Sublime – Robbin’ The Hood – Review

Sublime

Robbin’ The Hood (Skunk)
by Nik Rainey

Okay, all you pale mewling skeezixes in the fixed spheres of Modern Rock – you can stop your droolings about “cred”, originality, et-copulating-cetera. Time to face the burning klieg-light of truth and the truth is – there is no such thing as original white-boy music. There never was. Trace the tree from which your pullulating sap comes down to the roots and you’ll find that the soil is not only rich, but as black as the three of clubs (or however that expression goes). It’s called musical miscegenation, babe, and there’s nary a worthwhile band of any stripe out there that doesn’t have a grain or more of negritude coursing through their bleached-out veins. The big prob is to most of the Clorox-faced combos that try and sip straight from the source rather than filtering it through the white rip-off artists of epochs past come off like the condescending caucasians with burnt-cork faces that they are.

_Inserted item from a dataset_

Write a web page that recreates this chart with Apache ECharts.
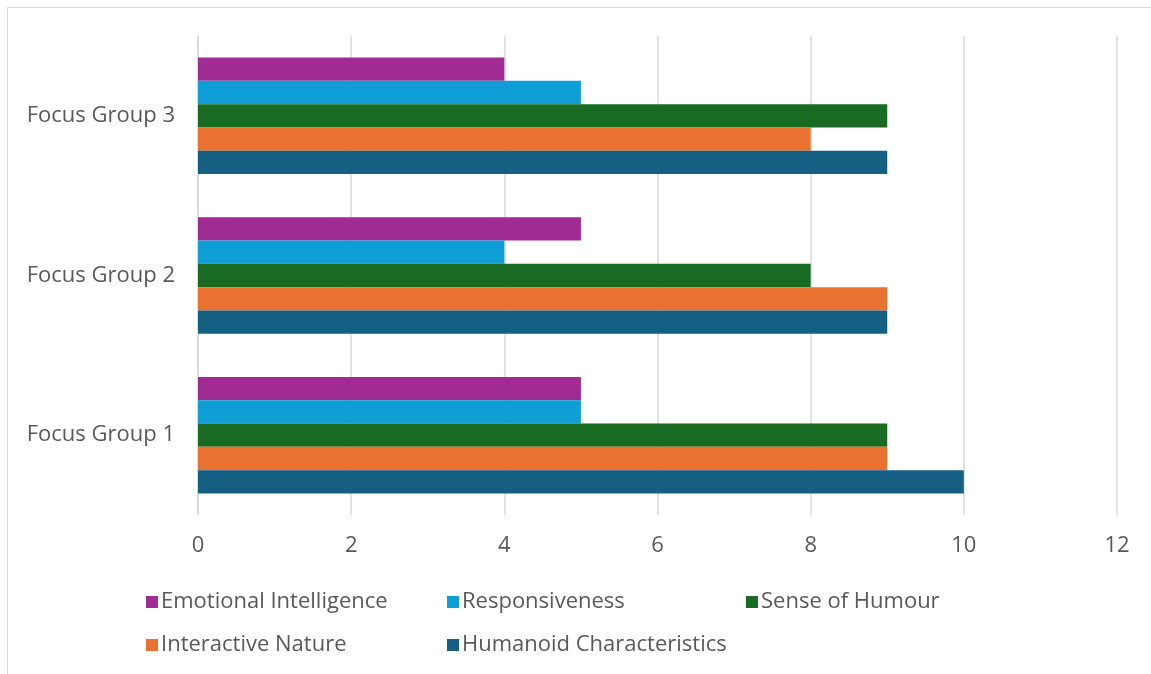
<!DOCTYPE html>
<html>
<head>
<meta charset="utf-8">
<script src="https://cdn.jsdelivr.net/npm/echarts@6/dist/echarts.min.js"></script>
<style>
  html, body { margin: 0; padding: 0; background: #fff; }
  #main { width: 1151px; height: 674px; }
</style>
</head>
<body>
<div id="main"></div>
<script>
// categories, bottom to top as on the axis
var groups = ['Focus Group 1', 'Focus Group 2', 'Focus Group 3'];
var xTicks = [0, 2, 4, 6, 8, 10, 12];

// values per group (Group 1, Group 2, Group 3)
var humanoid = [10, 9, 9];
var interactive = [9, 9, 8];
var humour = [9, 8, 9];
var responsiveness = [5, 4, 5];
var emotional = [5, 5, 4];

var textColor = '#595959';
var font = '"Open Sans"';

var myChart = echarts.init(document.getElementById('main'));

function legendCol(left, names) {
    return {
        orient: 'vertical',
        left: left,
        top: 586,
        itemWidth: 12,
        itemHeight: 12,
        itemGap: 21,
        icon: 'rect',
        textStyle: { color: textColor, fontSize: 22, fontFamily: font, padding: [0, 0, 0, -2] },
        data: names
    };
}

function bar(name, color, data) {
    return {
        name: name,
        type: 'bar',
        data: data,
        barGap: '0%',
        barCategoryGap: '27%',
        itemStyle: { color: color },
        emphasis: { disabled: true }
    };
}

var option = {
    animation: false,
    graphic: [{
        type: 'rect',
        shape: { x: 7.5, y: 7.5, width: 1300, height: 800 },
        style: { fill: 'none', stroke: '#d9d9d9', lineWidth: 1 }
    }],
    grid: { left: 198, right: 34, top: 36, bottom: 159 },
    legend: [
        legendCol(141, ['Emotional Intelligence', 'Interactive Nature']),
        legendCol(442, ['Responsiveness', 'Humanoid Characteristics']),
        legendCol(741, ['Sense of Humour'])
    ],
    xAxis: {
        type: 'value',
        min: xTicks[0],
        max: xTicks[xTicks.length - 1],
        interval: 2,
        axisLine: { show: false },
        axisTick: { show: false },
        splitLine: { lineStyle: { color: '#d9d9d9', width: 1.5 } },
        axisLabel: { color: textColor, fontSize: 22, fontFamily: font, margin: 20 }
    },
    yAxis: {
        type: 'category',
        data: groups,
        axisLine: { show: true, lineStyle: { color: '#d9d9d9', width: 1.5 } },
        axisTick: { show: false },
        axisLabel: { color: textColor, fontSize: 22, fontFamily: font, margin: 23 }
    },
    // first series is drawn at the top of each group
    series: [
        bar('Emotional Intelligence', '#a02b93', emotional),
        bar('Responsiveness', '#0f9ed5', responsiveness),
        bar('Sense of Humour', '#196b24', humour),
        bar('Interactive Nature', '#e97132', interactive),
        bar('Humanoid Characteristics', '#156082', humanoid)
    ]
};
myChart.setOption(option);
window.onresize = myChart.resize;
</script>
</body>
</html>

Sublime, blessedly, is not one of those bands. First off, they’re upfront about the second-hand nature of their sound (check out the album title). Secondly, they know the one trick that Whitey can pull off properly – hybridization. Like the better artists today, they excel at juxtaposition; there’s rap, blues, dub reggae, good ol’ punk, and even lo-fi in the mixed weave of the 23 tracks here. They jump from one to the other like a tweaked teen with a thumb on the remote. The result is fun, surprising, and never an insult to the originals. I’d rant ‘n’ rave further ’bout the joyously profane spoken interludes, the Doors samples, etc., but screw it, I’m not about to squelch your thrills more than I already have. Pick it up, put it on, and pop a 40 for me, boyyyeee.